30
votes

tl;dr

What strategies exist to overcome parameter type invariance for specializations, in a language (PHP) without support for generics?

Note: I wish I could say my understanding of type theory/safety/variance/etc., was more complete; I'm no CS major.


Situation

You've got an abstract class, Consumer, that you'd like to extend. Consumer declares an abstract method consume(Argument $argument) which needs a definition. Shouldn't be a problem.


Problem

Your specialized Consumer, called SpecializedConsumer has no logical business working with every type of Argument. Instead, it should accept a SpecializedArgument (and subclasses thereof). Our method signature changes to consume(SpecializedArgument $argument).

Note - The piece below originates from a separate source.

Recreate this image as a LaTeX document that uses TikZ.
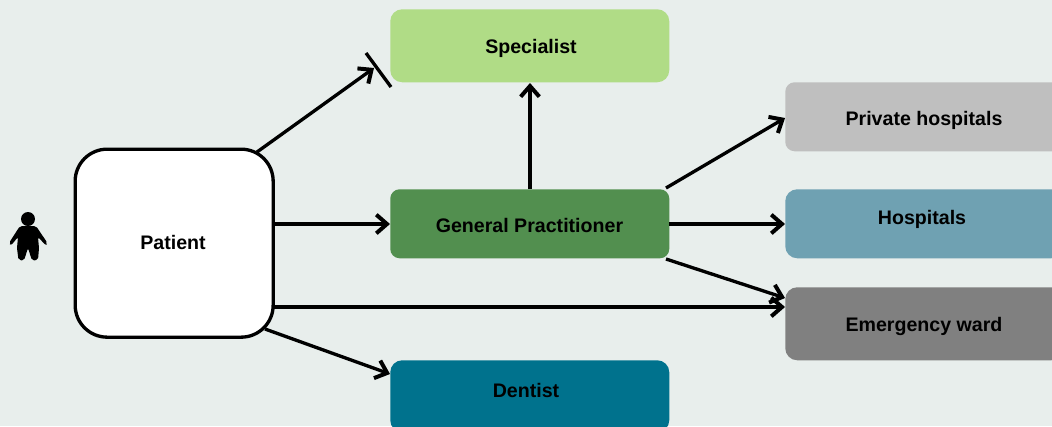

abstract class Argument { }

class SpecializedArgument extends Argument { }

abstract class Consumer { 
    abstract public function consume(Argument $argument);
}

class SpecializedConsumer extends Consumer {
    public function consume(SpecializedArgument $argument) {
        // i dun goofed.
    }
}

We're breaking Liskov substitution principle, and causing type safety problems. Poop.


Question

Ok, so this isn't going to work. However, given this situation, what patterns or strategies exist to overcome the type safety problem, and the violation of LSP, yet still maintain the type relationship of SpecializedConsumer to Consumer?

I suppose it's perfectly acceptable that an answer can be distilled down to "ya dun goofed, back to the drawing board".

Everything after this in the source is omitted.